━━ Material for the task

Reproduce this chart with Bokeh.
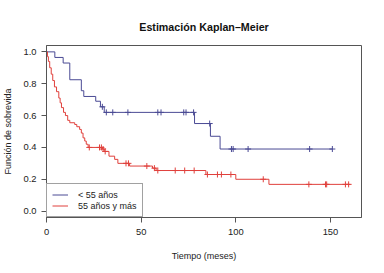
import numpy as np
from bokeh.plotting import figure
from bokeh.models import Range1d, Legend, LegendItem, FixedTicker, PrintfTickFormatter, Title
from bokeh.embed import file_html
from bokeh.resources import INLINE

# Group < 55 years
blue_t = [4.4, 8.8, 12.3, 18.4, 19.7, 26.0, 28.5, 30.5, 78.2, 86.6, 91.7]
blue_s = [0.965, 0.93, 0.825, 0.756, 0.72, 0.69, 0.655, 0.62, 0.55, 0.47, 0.39]
blue_cens = [29.5, 31.6, 35.0, 43.0, 58.8, 60.5, 72.5, 73.7, 77.7, 86.2, 97.7, 98.6, 106.5, 139.0, 151.0]
blue_end = 151.0

# Group 55 years and older
red_t = [0.5, 1.0, 1.7, 2.5, 3.3, 4.2, 5.3, 6.5, 7.2, 7.9, 9.0, 10.0, 11.2, 12.3, 14.9, 16.0, 17.5,
         18.4, 19.3, 20.2, 21.0, 22.0, 29.5, 30.5, 33.0, 36.0, 37.7, 43.9, 56.0, 57.9, 84.2, 100.0, 117.5]
red_s = [0.97, 0.94, 0.90, 0.86, 0.82, 0.78, 0.75, 0.71, 0.68, 0.65, 0.62, 0.60, 0.57, 0.555, 0.544, 0.53, 0.513,
         0.49, 0.46, 0.44, 0.42, 0.40, 0.39, 0.375, 0.345, 0.325, 0.30, 0.283, 0.27, 0.255, 0.23, 0.20, 0.168]
red_cens = [22.6, 28.0, 29.0, 29.9, 31.0, 42.0, 43.3, 53.0, 57.0, 58.8, 68.0, 73.0, 78.0, 85.0, 90.3, 92.4,
            97.4, 114.5, 138.6, 147.4, 148.0, 157.9, 159.6]
red_end = 160.5

x_ticks = [0, 50, 100, 150]
y_ticks = [0.0, 0.2, 0.4, 0.6, 0.8, 1.0]
title_text = "Estimación Kaplan–Meier"

BLUE = "#4a4a94"
RED = "#e0403c"
FONT = "Liberation Sans"
GRAY = "#555555"

p = figure(width=384, height=273, output_backend="svg", toolbar_location=None,
           x_range=Range1d(0, 166.4), y_range=Range1d(-0.04, 1.04),
           min_border_left=45, min_border_right=23, min_border_top=45, min_border_bottom=56)
p.title.visible = False
# spacer nearest the frame, then the real title above it
p.add_layout(Title(text=" ", text_font_size="6px", standoff=0), "above")
p.add_layout(Title(text=title_text, align="center", text_font=FONT, text_font_size="10.7px",
                   text_font_style="bold", text_color="#111111"), "above")
p.grid.visible = False
p.outline_line_color = GRAY
p.outline_line_width = 1
p.background_fill_color = "white"

for ax in (p.xaxis[0], p.yaxis[0]):
    ax.axis_line_color = GRAY
    ax.major_tick_line_color = GRAY
    ax.major_tick_out = 5
    ax.major_tick_in = 0
    ax.minor_tick_line_color = None
    ax.major_label_text_font = FONT
    ax.major_label_text_font_size = "9.4px"
    ax.major_label_text_color = "#222222"
    ax.axis_label_text_font = FONT
    ax.axis_label_text_font_size = "9px"
    ax.axis_label_text_font_style = "normal"
    ax.axis_label_text_color = "#222222"

p.xaxis.ticker = FixedTicker(ticks=x_ticks)
p.yaxis.ticker = FixedTicker(ticks=y_ticks)
p.yaxis.formatter = PrintfTickFormatter(format="%.1f")
p.yaxis.major_label_orientation = "horizontal"
p.xaxis.axis_label = "Tiempo (meses)"
p.yaxis.axis_label = "Función de sobrevida"
p.xaxis.major_label_standoff = 6
p.xaxis.axis_label_standoff = 13
p.yaxis.major_label_standoff = 5
p.yaxis.axis_label_standoff = 7


def curve(ts, ss, end):
    xs = [0.0] + list(ts) + [end]
    ys = [1.0] + list(ss) + [ss[-1]]
    return xs, ys


def at(ts, ss, cs):
    ts = np.asarray(ts)
    vals = np.concatenate([[1.0], ss])
    idx = np.searchsorted(ts, np.asarray(cs), side="right")
    return vals[idx]


bx, by = curve(blue_t, blue_s, blue_end)
rx, ry = curve(red_t, red_s, red_end)
rb = p.step(bx, by, mode="after", line_color=BLUE, line_width=1)
rr = p.step(rx, ry, mode="after", line_color=RED, line_width=1)
p.scatter(blue_cens, at(blue_t, blue_s, blue_cens), marker="cross", size=6,
          line_color=BLUE, line_width=1)
p.scatter(red_cens, at(red_t, red_s, red_cens), marker="cross", size=6,
          line_color=RED, line_width=1)

legend = Legend(items=[LegendItem(label="< 55 años", renderers=[rb]),
                       LegendItem(label="55 años y más", renderers=[rr])],
                location="bottom_left", margin=0, padding=5, spacing=0,
                glyph_width=16, glyph_height=11, label_height=11, label_standoff=10,
                label_text_font=FONT, label_text_font_size="9px", label_text_color="#222222",
                border_line_color="#444444", border_line_width=1,
                background_fill_color="white", background_fill_alpha=1)
p.add_layout(legend)

open("out.html", "w").write(file_html(p, INLINE))
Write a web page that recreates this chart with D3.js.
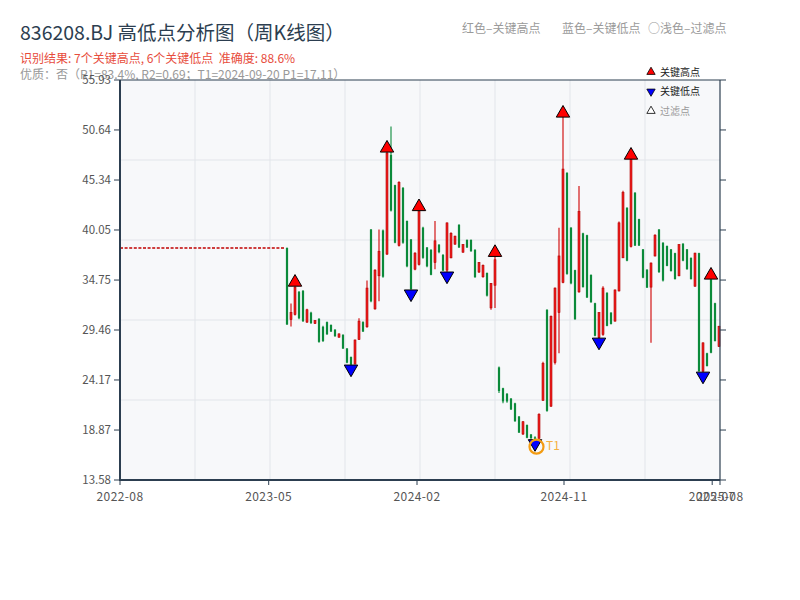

━━━━

Instruction: Up to and including the line containing "blue_end = 151.0", repeat every line from the start of the data, but none of the pictures.

Worked solution:
Reproduce this chart with Bokeh.
import numpy as np
from bokeh.plotting import figure
from bokeh.models import Range1d, Legend, LegendItem, FixedTicker, PrintfTickFormatter, Title
from bokeh.embed import file_html
from bokeh.resources import INLINE

# Group < 55 years
blue_t = [4.4, 8.8, 12.3, 18.4, 19.7, 26.0, 28.5, 30.5, 78.2, 86.6, 91.7]
blue_s = [0.965, 0.93, 0.825, 0.756, 0.72, 0.69, 0.655, 0.62, 0.55, 0.47, 0.39]
blue_cens = [29.5, 31.6, 35.0, 43.0, 58.8, 60.5, 72.5, 73.7, 77.7, 86.2, 97.7, 98.6, 106.5, 139.0, 151.0]
blue_end = 151.0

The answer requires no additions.